Is anybody else seeing the “Are you a robot?” message every time someone posts a Bloomberg link?
I see it too, it just means you’re blocking (or not allowing) scripts to run from bloomberg.com.
I seriously doubt the stock market is going to collapse as some of the doom porn seems to suggest. But at the same time the market is very richly priced. For CEOs with large option grants and/or large holdings in restricted stock (by law or by appearance), it would be imprudent not to diversify holdings (and maybe allocation too). Can’t do that while in the CEO suite.
At the same time, most of these CEOs have done precious little but keep the seat warm over the last decade.
Laying people off is not growth. Share buybacks are done because re-investing in the business has a lower expected return. These leaders don’t have a vision to move the company forward, otherwise they would be funding it instead of buybacks.
Leave now on a high note, or face the wrath of torches and pitch forks when it becomes obvious to the masses that the CEOs were paid handsomely but haven’t done anything in a decade
Exactly. Valuations are near all time highs. That is the time to head for the exits while the party winds down.
“Companies in the Government/Non-Profit sector continue to lead all sectors in CEO exits with 218.”
Higher turnover because of tax-favored status I assume. In what type of system can this happen ?
Leave before the tax audits start
Most of those non-profit entities are scams. Money raised goes to employee perks and to fund raisers; very little goes to whatever cause they were supposed to help.

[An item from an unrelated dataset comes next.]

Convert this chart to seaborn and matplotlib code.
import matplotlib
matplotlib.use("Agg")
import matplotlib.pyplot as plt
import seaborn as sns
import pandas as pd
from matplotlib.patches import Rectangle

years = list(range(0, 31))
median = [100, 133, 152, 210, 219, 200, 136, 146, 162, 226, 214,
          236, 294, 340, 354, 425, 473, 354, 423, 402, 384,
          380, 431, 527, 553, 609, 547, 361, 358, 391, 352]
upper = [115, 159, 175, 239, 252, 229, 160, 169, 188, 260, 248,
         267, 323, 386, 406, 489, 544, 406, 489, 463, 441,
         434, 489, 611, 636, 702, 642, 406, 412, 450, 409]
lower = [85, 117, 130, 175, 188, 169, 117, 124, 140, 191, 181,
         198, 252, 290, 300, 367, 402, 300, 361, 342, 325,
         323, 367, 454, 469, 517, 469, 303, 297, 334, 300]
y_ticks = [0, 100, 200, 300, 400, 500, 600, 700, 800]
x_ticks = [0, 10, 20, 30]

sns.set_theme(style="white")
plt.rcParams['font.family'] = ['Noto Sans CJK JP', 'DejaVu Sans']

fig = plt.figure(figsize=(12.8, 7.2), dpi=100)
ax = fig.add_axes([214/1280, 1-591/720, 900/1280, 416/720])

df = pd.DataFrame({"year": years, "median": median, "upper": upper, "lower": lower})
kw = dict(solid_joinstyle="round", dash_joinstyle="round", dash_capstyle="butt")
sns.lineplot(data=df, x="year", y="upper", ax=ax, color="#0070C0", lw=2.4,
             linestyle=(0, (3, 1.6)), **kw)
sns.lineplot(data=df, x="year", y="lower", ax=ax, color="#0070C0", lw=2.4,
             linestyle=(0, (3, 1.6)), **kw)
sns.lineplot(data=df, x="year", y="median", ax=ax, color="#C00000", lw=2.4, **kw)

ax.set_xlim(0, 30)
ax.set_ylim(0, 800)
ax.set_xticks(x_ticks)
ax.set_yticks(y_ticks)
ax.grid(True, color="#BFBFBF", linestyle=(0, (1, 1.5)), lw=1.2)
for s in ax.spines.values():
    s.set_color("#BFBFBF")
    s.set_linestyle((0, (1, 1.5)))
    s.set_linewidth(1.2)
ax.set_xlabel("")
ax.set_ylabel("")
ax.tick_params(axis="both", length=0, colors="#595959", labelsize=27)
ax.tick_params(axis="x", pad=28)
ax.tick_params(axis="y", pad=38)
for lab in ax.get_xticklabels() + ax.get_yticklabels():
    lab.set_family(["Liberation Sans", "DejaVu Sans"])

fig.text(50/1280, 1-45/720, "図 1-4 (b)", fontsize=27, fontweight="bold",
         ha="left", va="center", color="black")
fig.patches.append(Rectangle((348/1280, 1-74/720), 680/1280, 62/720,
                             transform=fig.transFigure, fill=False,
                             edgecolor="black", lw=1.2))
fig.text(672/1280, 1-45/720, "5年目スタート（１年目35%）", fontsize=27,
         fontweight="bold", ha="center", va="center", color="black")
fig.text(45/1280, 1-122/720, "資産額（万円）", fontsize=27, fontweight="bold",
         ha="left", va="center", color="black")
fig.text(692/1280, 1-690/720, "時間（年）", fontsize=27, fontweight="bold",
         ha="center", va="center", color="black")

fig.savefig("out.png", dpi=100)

As the IRS runs out of businesses to squeeze, they will have to follow the money… the money is in non-profits, and the CEOs of those scams don’t want to be around when the auditors show up
“As the IRS runs out of businesses to squeeze, they will have to follow the money”

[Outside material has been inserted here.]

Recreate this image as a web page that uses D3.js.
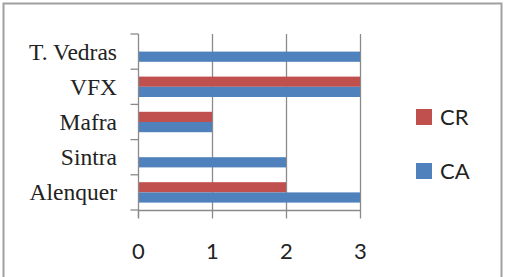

That’s how the wagon circle of all totalitarianopias always get smaller and smaller over time. The outer layers of those who were beneficiaries of the rackets yesterday, need to be sacrificed to allow the inner circles to remain flush today.
The CEO of VA health systems has sued 36,000 people who didn’t want to pay $30 for an aspirin and $2000 for a feeding tube. The “non profit” CEO makes well over a million dollars per year
Screw Obama and his signature scam
Which companies are counted? Every little joke tech startup has a CEO.

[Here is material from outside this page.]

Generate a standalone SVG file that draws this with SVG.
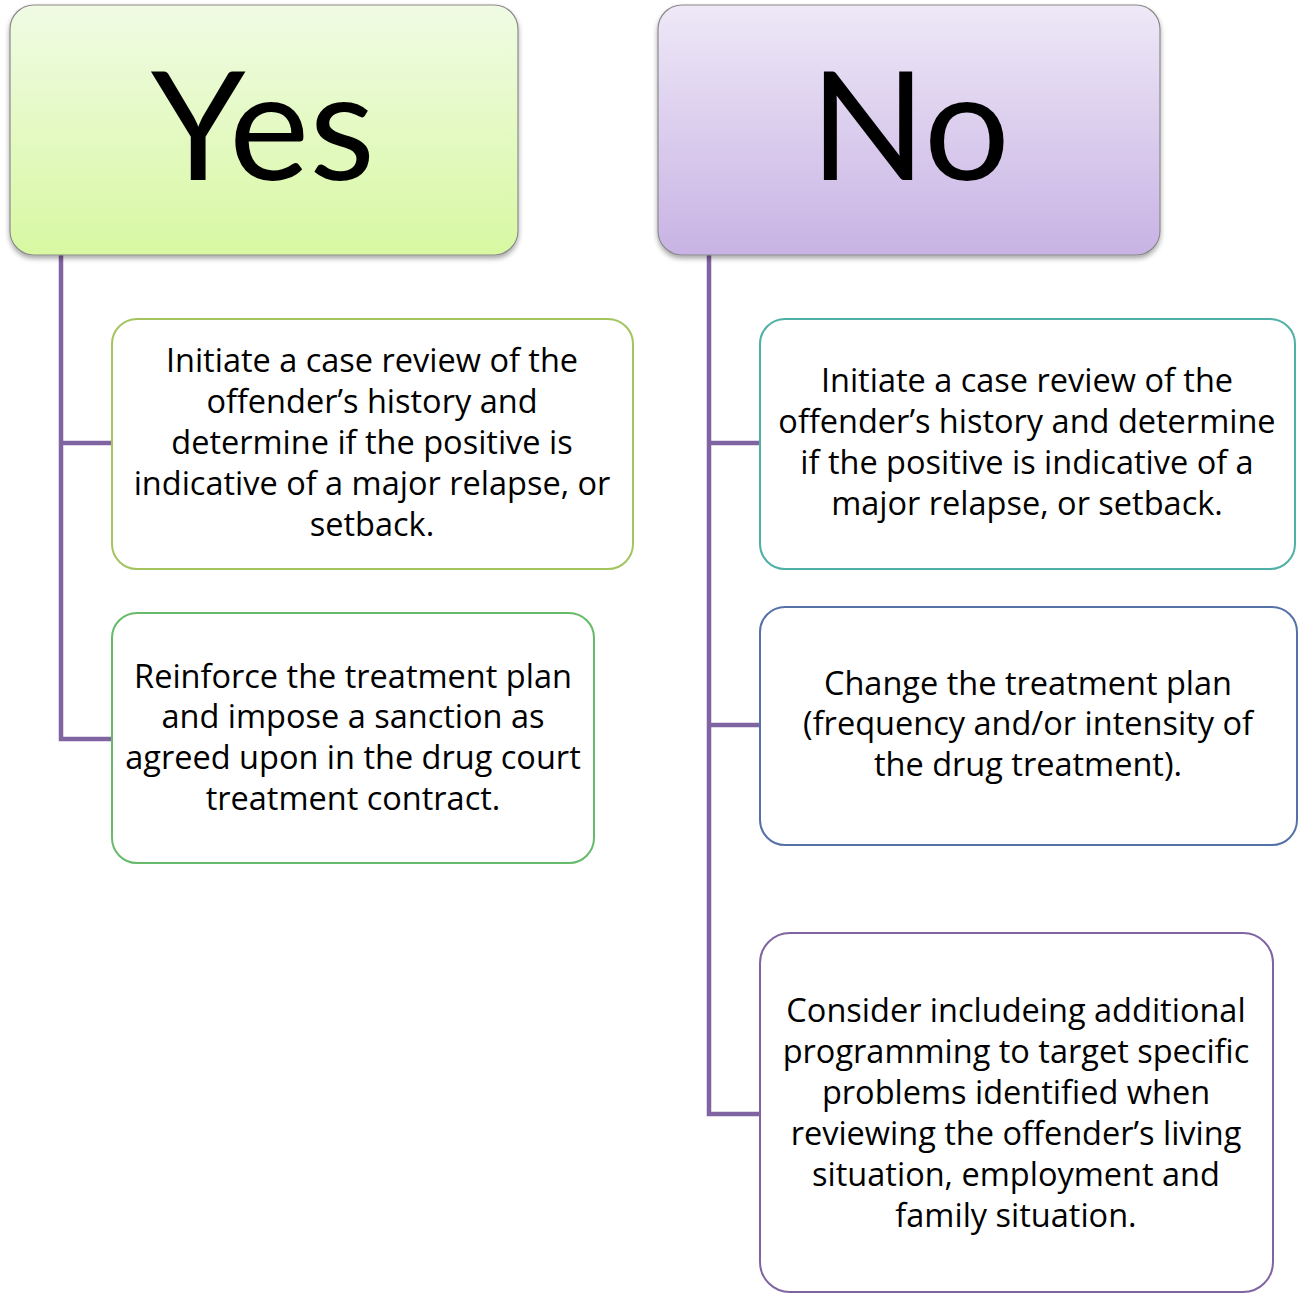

Uber and Lyft have no profits and no expectation of profits anytime in the near future. Tesla keeps promising all sorts of unicorns and rose scented farts, but its got too many problems to list. SolarCity got bailed out by Tesla and is even worse shape. WeWork has no expectations of profits ever, and thinks it can IPO for $25 billion with a “B”
None of those CEOs have been held accountable yet
If you include proceeds from selling paper in the profit calculation, which is pretty much the only thing American companies is competitive at anymore, they’re all doing just fine.
I took accounting 101, so I don’t consider financing activities to be profit at all.
But somehow Elon Musk is a genius for doing something that would get most people charged with fraud.
I doubt mom and pop CEOs who “donated” less to political campaigns than Mush could stick their middle finger up at the SEC while smoking a joint…. and get away with it!
Shut the SEC down, save billions. They don’t enforce the law evenly.
Hurry hurry … grab that golden parachute … before it turns to bronze.
Growing supply chain casualties.
CEO’s doing the loot and scoot just as they were trained in college. NEXT……
Does it account for retiring?
Might some be cashing out options & a sign of topping?
I think you are pretty accurate. That and a declining economy are to blame. Record debt and a deflationary economy are what is going on right now and it will only get worse.
Cashing out was the first thing that came to mind too. Executives have plenty of access to financial data to know when it’s time to leave.